Each week that newly diagnosed early lung cancer patients waited for surgery was linked with an increased risk of upstaging, according to an analysis of over 50,000 cases in the National Cancer Data Base (NCDB).
Among stage I non-small cell lung cancer (NSCLC) patients, there was a 4% increase in upstaging to any stage disease and a 1.3% increase to IIIA disease, specifically, for every week of delay, reported Harmik Soukiasian, MD, of Cedars-Sinai Medical Center in Los Angeles, and colleagues, in a presentation at the American Association for Thoracic Surgery (AATS) annual meeting in San Diego.
Action Points
- Note that this study was published as an abstract and presented at a conference. These data and conclusions should be considered to be preliminary until published in a peer-reviewed journal.
The results suggest that stage I NSCLC patients may benefit from surgery sooner than the 8-week window recommended by National Comprehensive Cancer Network (NCCN) guidelines.
"Surgeons should be aware of time as a significant factor of upstaging and should prioritize early resection," Soukiasian told Ƶ, suggesting that attention be paid to the "time of diagnosis rather than first encounter with the patient."
Overall, 25.4% of resections had been performed within 1 week of diagnosis, 78.9% had been performed by week 8, and 91.2% by week 12.
In a multivariable logistic regression that adjusted for age, sex, and other factors, the researchers found a trend of increased upstaging risk that increased each week:
- Week 2: adjusted OR 1.40 (95% CI 1.27 to 1.55, P<0.001)
- Week 7: adjusted OR 1.62 (95% CI 1.49 to 1.76, P<0.001)
- Week 12: adjusted OR 1.99 (95% CI 1.74 to 2.28, P<0.001)
But AATS session discussant Felix Fernandez, MD, of Emory University in Atlanta, cautioned that "it's difficult to avoid confounding in an analysis that tries to show us a week-by-week risk of increased progression with lung cancers," and pointed to the fact that the confidence intervals of the odds ratios overlap in the week-to-week data.
Fernandez said the thinking is that "clearly if you wait 12 weeks instead of 2 there's a greater risk of spread," but pointed to previous studies that showed more aggressive cancers are often treated earlier. "There's more of an urgency to operate on these higher-risk cancers based on their subjective appearance."
Soukiasian's group examined treatment data from 2010 to 2014 for 52,406 patients with clinical stage I NSCLC from the NCDB who had undergone anatomic lobar resection. At diagnosis, 71.4% (36,848) had stage IA disease and 28.6% (14,757) had stage IB disease.
Patients were excluded if they were treated with wedge resection or segmentectomy. Clinical stage was compared with their pathologic stage following surgery. Prior to pathologic staging, patients needed to have undergone lymphadenectomy or lymph node sampling and were excluded if they had received chemotherapy.

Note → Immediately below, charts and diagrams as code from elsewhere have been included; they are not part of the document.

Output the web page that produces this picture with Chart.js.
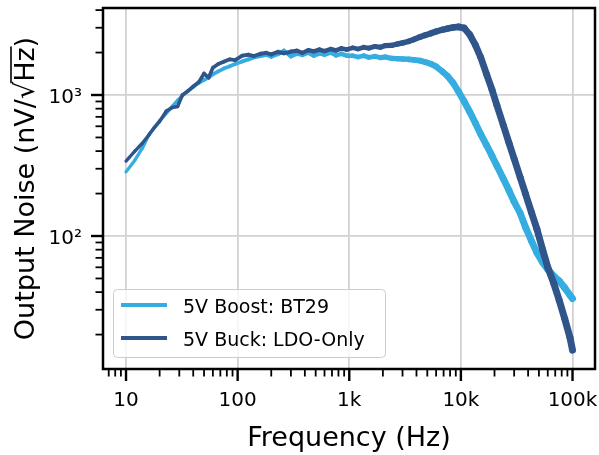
<!DOCTYPE html>
<html><head><meta charset="utf-8">
<script src="https://cdn.jsdelivr.net/npm/chart.js@4"></script>
<style>html,body{margin:0;padding:0;background:#fff}canvas{display:block}</style>
</head><body>
<canvas id="c" width="599" height="455"></canvas>
<script>
const freqs = [10,12,14,16,18,20,23,26,29,32,36,40,45,50,55,60,67,75,85,95,110,125,140,160,180,200,230,260,300,340,380,430,480,540,600,680,760,850,950,1070,1200,1350,1500,1700,1900,2100,2400,2700,3000,3400,3800,4300,4800,5400,6000,6800,7600,8500,9500,10700,12000,13500,15000,17000,19000,21000,24000,27000,30000,34000,38000,43000,48000,54000,60000,68000,76000,85000,95000,100000];
const boost = [285,345,420,520,590,655,745,830,915,990,1070,1140,1220,1280,1330,1400,1470,1540,1600,1660,1730,1790,1850,1890,1930,1870,1950,2060,1880,1960,1920,1990,1900,1970,1930,2000,1910,1960,1900,1900,1860,1900,1850,1880,1840,1860,1820,1810,1800,1790,1775,1750,1710,1660,1590,1470,1360,1220,1060,900,760,630,530,440,370,315,255,210,175,145,115,92,76,65,58,52,48,43,38,36];
const buck = [340,400,455,520,590,650,770,815,830,1000,1070,1150,1240,1420,1330,1560,1660,1720,1790,1770,1900,1930,1890,1960,1990,1940,2020,1980,2030,2060,1990,2080,2040,2100,2050,2120,2070,2140,2100,2160,2120,2180,2150,2210,2180,2240,2250,2300,2340,2400,2480,2580,2660,2740,2820,2900,2960,3010,3040,2980,2680,2260,1860,1400,1090,846,610,456,353,260,198,146,112,80,60,46,35,26,19,15.5];
const seriesLabels = ['5V Boost: BT29','5V Buck: LDO-Only'];
const xTickValues = [10,100,1000,10000,100000];
const xTickLabels = ['10','100','1k','10k','100k'];
const yTickValues = [100,1000];
const yTickLabels = ['10\u00B2','10\u00B3'];
const xTitle = 'Frequency (Hz)';
const yTitleMain = 'Output Noise (nV/';
const yTitleRoot = 'Hz';
const X_MIN = 6.22, X_MAX = 159000, Y_MIN = 11.4, Y_MAX = 4140;
const FONT = '"DejaVu Sans", sans-serif';
const C_BOOST = 'rgb(53,173,224)';
const C_BUCK = 'rgb(47,85,138)';

function decadeTicks(min, max) {
  const out = [];
  for (let e = Math.floor(Math.log10(min)); e <= Math.ceil(Math.log10(max)); e++) {
    for (let m = 1; m <= 9; m++) {
      const v = m * Math.pow(10, e);
      if (v >= min && v <= max) out.push(v);
    }
  }
  return out;
}
function isMajor(v) { const l = Math.log10(v); return Math.abs(l - Math.round(l)) < 1e-9; }
// line thickness grows with frequency to mimic the dense noise band
const W_STOPS = [[1, 3.3], [2, 3.8], [3, 4.6], [3.5, 5.6], [4, 6.8], [5.1, 7.0]];
function widthFor(f) {
  const l = Math.log10(f);
  for (let i = 1; i < W_STOPS.length; i++) {
    const [a, wa] = W_STOPS[i - 1], [b, wb] = W_STOPS[i];
    if (l <= b) return wa + (wb - wa) * (l - a) / (b - a);
  }
  return W_STOPS[W_STOPS.length - 1][1];
}

const deco = {
  id: 'deco',
  afterDraw(chart) {
    const ctx = chart.ctx, ca = chart.chartArea, xs = chart.scales.x, ys = chart.scales.y;
    ctx.save();
    ctx.strokeStyle = '#000';
    decadeTicks(X_MIN, X_MAX).forEach(v => {
      const p = xs.getPixelForValue(v), maj = isMajor(v);
      ctx.lineWidth = maj ? 2.4 : 1.8;
      ctx.beginPath(); ctx.moveTo(p, ca.bottom); ctx.lineTo(p, ca.bottom + (maj ? 12 : 7.5)); ctx.stroke();
    });
    decadeTicks(Y_MIN, Y_MAX).forEach(v => {
      const p = ys.getPixelForValue(v), maj = isMajor(v);
      ctx.lineWidth = maj ? 2.4 : 1.8;
      ctx.beginPath(); ctx.moveTo(ca.left, p); ctx.lineTo(ca.left - (maj ? 12 : 7.5), p); ctx.stroke();
    });
    ctx.lineWidth = 2.5;
    ctx.strokeRect(ca.left, ca.top, ca.right - ca.left, ca.bottom - ca.top);

    ctx.fillStyle = '#000';
    ctx.font = '20px ' + FONT;
    ctx.textAlign = 'center'; ctx.textBaseline = 'alphabetic';
    xTickValues.forEach((v, i) => ctx.fillText(xTickLabels[i], xs.getPixelForValue(v), ca.bottom + 37));
    ctx.textAlign = 'right';
    yTickValues.forEach((v, i) => ctx.fillText(yTickLabels[i], ca.left - 21, ys.getPixelForValue(v) + 8));

    ctx.font = '27px ' + FONT;
    ctx.textAlign = 'center';
    ctx.fillText(xTitle, (ca.left + ca.right) / 2, 446);

    ctx.save();
    ctx.translate(34, (ca.top + ca.bottom) / 2);
    ctx.rotate(-Math.PI / 2);
    ctx.textAlign = 'left';
    const pre = yTitleMain + '\u221A';
    const full = pre + yTitleRoot + ')';
    const w = ctx.measureText(full).width;
    const x0 = -w / 2;
    ctx.fillText(pre, x0, 0);
    const wPre = ctx.measureText(pre).width;
    const wRoot = ctx.measureText(yTitleRoot).width;
    ctx.fillText(yTitleRoot + ')', x0 + wPre, 0);
    ctx.lineWidth = 1.6;
    ctx.beginPath(); ctx.moveTo(x0 + wPre - 1.5, -23); ctx.lineTo(x0 + wPre + wRoot + 1, -23); ctx.stroke();
    ctx.restore();

    // legend
    const lx = 113.5, ly = 289.5, lw = 272, lh = 68;
    ctx.beginPath(); ctx.roundRect(lx, ly, lw, lh, 4);
    ctx.fillStyle = 'rgba(255,255,255,0.8)'; ctx.fill();
    ctx.strokeStyle = '#cccccc'; ctx.lineWidth = 1; ctx.stroke();
    const cols = [C_BOOST, C_BUCK];
    const rowsY = [305, 338];
    ctx.font = '19px ' + FONT; ctx.textAlign = 'left'; ctx.fillStyle = '#000';
    seriesLabels.forEach((lab, i) => {
      ctx.strokeStyle = cols[i]; ctx.lineWidth = 3.8;
      ctx.beginPath(); ctx.moveTo(121, rowsY[i]); ctx.lineTo(167, rowsY[i]); ctx.stroke();
      ctx.fillText(lab, 183, rowsY[i] + 7.5);
    });
    ctx.restore();
  }
};

const gridOpts = {
  color: c => (c.tick && isMajor(c.tick.value)) ? '#d2d2d2' : 'rgba(0,0,0,0)',
  lineWidth: 1.8, drawTicks: false
};

new Chart(document.getElementById('c'), {
  type: 'line',
  data: {
    datasets: [
      { label: seriesLabels[0], data: freqs.map((f, i) => ({ x: f, y: boost[i] })), borderColor: C_BOOST, order: 1,
        segment: { borderWidth: c => widthFor(freqs[c.p0DataIndex]) } },
      { label: seriesLabels[1], data: freqs.map((f, i) => ({ x: f, y: buck[i] })), borderColor: C_BUCK, order: 0,
        segment: { borderWidth: c => widthFor(freqs[c.p0DataIndex]) } }
    ]
  },
  options: {
    responsive: false, animation: false, devicePixelRatio: 1,
    layout: { padding: { left: 0, right: 4, top: 8, bottom: 0 } },
    plugins: { legend: { display: false }, tooltip: { enabled: false } },
    elements: { point: { radius: 0 }, line: { tension: 0, borderWidth: 3.5, borderJoinStyle: 'round', borderCapStyle: 'round' } },
    scales: {
      x: { type: 'logarithmic', min: X_MIN, max: X_MAX,
        afterBuildTicks: s => { s.ticks = decadeTicks(X_MIN, X_MAX).map(v => ({ value: v })); },
        afterFit: s => { s.height = 86; },
        ticks: { display: false }, grid: gridOpts, border: { display: false } },
      y: { type: 'logarithmic', min: Y_MIN, max: Y_MAX,
        afterBuildTicks: s => { s.ticks = decadeTicks(Y_MIN, Y_MAX).map(v => ({ value: v })); },
        afterFit: s => { s.width = 103; },
        ticks: { display: false }, grid: gridOpts, border: { display: false } }
    }
  },
  plugins: [deco]
});
</script>
</body></html>
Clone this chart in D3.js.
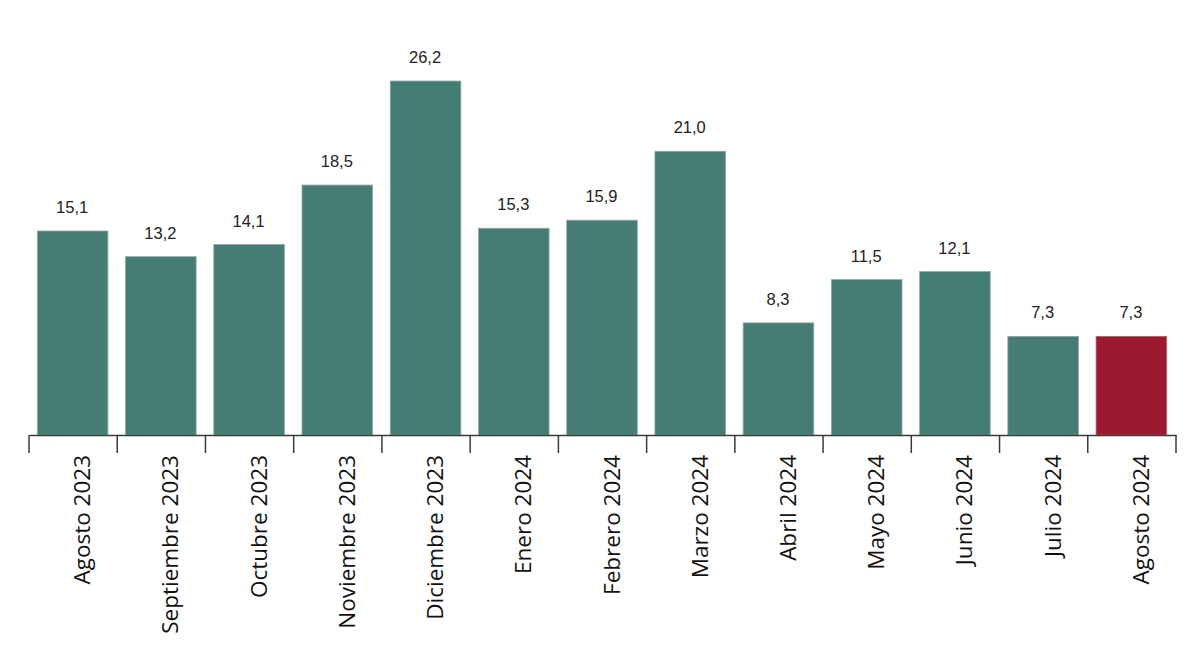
<!DOCTYPE html>
<html>
<head>
<meta charset="utf-8">
<script src="https://cdn.jsdelivr.net/npm/d3@7"></script>
<style>
  html, body { margin: 0; padding: 0; background: #fff; }
  #chart { width: 1200px; height: 655px; }
</style>
</head>
<body>
<div id="chart"></div>
<script>
// ---------- Data ----------
const months = [
  "Agosto 2023", "Septiembre 2023", "Octubre 2023", "Noviembre 2023",
  "Diciembre 2023", "Enero 2024", "Febrero 2024", "Marzo 2024",
  "Abril 2024", "Mayo 2024", "Junio 2024", "Julio 2024", "Agosto 2024"
];
const values = [15.1, 13.2, 14.1, 18.5, 26.2, 15.3, 15.9, 21.0, 8.3, 11.5, 12.1, 7.3, 7.3];
const highlight = ["Agosto 2024"];

const GREEN = "#457d74";
const RED = "#9b1a30";

// ---------- Chart ----------
const w = 1200, h = 655;
const svg = d3.select("#chart").append("svg").attr("width", w).attr("height", h);

const x = d3.scaleBand().domain(months).range([29, 1176]).paddingInner(0.2).paddingOuter(0.1);
const y = d3.scaleLinear().domain([0, 30]).range([435, 435 - 30 * 13.51]);

const fmt = (v) => v.toFixed(1).replace(".", ",");

// Bars
svg.append("g")
  .selectAll("rect")
  .data(values)
  .enter()
  .append("rect")
  .attr("x", (d, i) => x(months[i]) - 0.5)
  .attr("y", (d) => y(d))
  .attr("width", x.bandwidth())
  .attr("height", (d) => y(0) - y(d))
  .attr("fill", (d, i) => (highlight.includes(months[i]) ? RED : GREEN))
  .attr("stroke", (d, i) => (highlight.includes(months[i]) ? "#b06070" : "#8aaaa3"))
  .attr("stroke-width", 0.8);

// Value labels
svg.append("g")
  .selectAll("text")
  .data(values)
  .enter()
  .append("text")
  .attr("x", (d, i) => x(months[i]) + x.bandwidth() / 2 - 1)
  .attr("y", (d) => y(d) - 18)
  .attr("text-anchor", "middle")
  .attr("font-family", "Liberation Sans, Arial, sans-serif")
  .attr("font-size", 16.5)
  .attr("fill", "#222")
  .text(fmt);

// Axis
const axis = svg.append("g")
  .attr("transform", `translate(0, 435)`)
  .call(d3.axisBottom(x).tickSize(0).tickFormat(""));
axis.select(".domain").attr("stroke", "#3a3a3a").attr("stroke-width", 1.5);

// Tick marks between categories
const edges = d3.range(months.length + 1).map((i) => 29 + i * (1147 / months.length));
svg.append("g")
  .selectAll("line")
  .data(edges)
  .enter()
  .append("line")
  .attr("x1", (d) => d).attr("x2", (d) => d)
  .attr("y1", 435).attr("y2", 453)
  .attr("stroke", "#3a3a3a")
  .attr("stroke-width", 1.5);

// Category labels (rotated)
svg.append("g")
  .selectAll("text")
  .data(months)
  .enter()
  .append("text")
  .attr("transform", (d) => `translate(${x(d) + x.bandwidth() / 2 + 17}, 455) rotate(-90)`)
  .attr("text-anchor", "end")
  .attr("font-family", "Open Sans, Noto Sans, sans-serif")
  .attr("font-size", 22.5)
  .attr("fill", "#111")
  .text((d) => d);
</script>
</body>
</html>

Upstaging from stage IA or IB NSCLC occurred in 14,434 patients. There were 5,506 cases of stage IA to IB upstaging. For stage I NSCLC there were 4,438 cases of upstaging to IIA disease, 1,863 to IIB, 2,551 to IIIA, and 76 to IIIB.
Independent predictors of upstaging to IIIA disease included treatment at an academic hospital, IB disease at diagnosis, left-sided tumors, increased number of lymph nodes examined, and weeks to surgery.
Upstaging was more likely to occur in academic versus non-academic facilities (29.7% versus 26.4%, respectively), where a higher median number of harvested lymph nodes was observed (10 versus 8). But the rate of 5-year overall survival was higher at academic facilities, according to the analysis (40.3% versus 37.4%).
Soukiasian said that while data in the NCDB cannot reveal the specific reasons for delays to surgery, factors on the patient side could include scheduling and availability of support systems, and on the provider side could include delays in follow-up, delays in operating room availability, and issues with insurance approval.
"This study brings up a lot of interesting points," said Fernandez. In 20% of the patients, he noted, surgery was performed outside the NCCN guideline window of 8 weeks.
"We need to learn more about who those patients are and why these delays happen," Fernandez said. "My suspicion is there's a lot of disparities associated with this -- age, gender, socioeconomic status, health systems -- there's a lot of access issues that need to be explored."
Soukiasian pointed to the need to improve communication so that patients understand the risks associated with delaying surgery -- "while emphasizing the benefits of earlier surgical therapy" -- and highlighted the need for clinicians to participate in multidisciplinary patient-care and decision-making, to improve lines of communication to decrease this interval from diagnosis to surgery.
Disclosures
Soukiasian disclosed a relevant relationships with Medtronic.
Fernandez disclosed funding from the Agency for Healthcare Research and Quality.
Primary Source
American Association for Thoracic Surgery
Serna-Gallegos DR, et al "Effects of time from completed clinical staging to surgery: Does it make a difference in stage 1 non-small cell lung cancer?" AATS 2018; Abstract 67.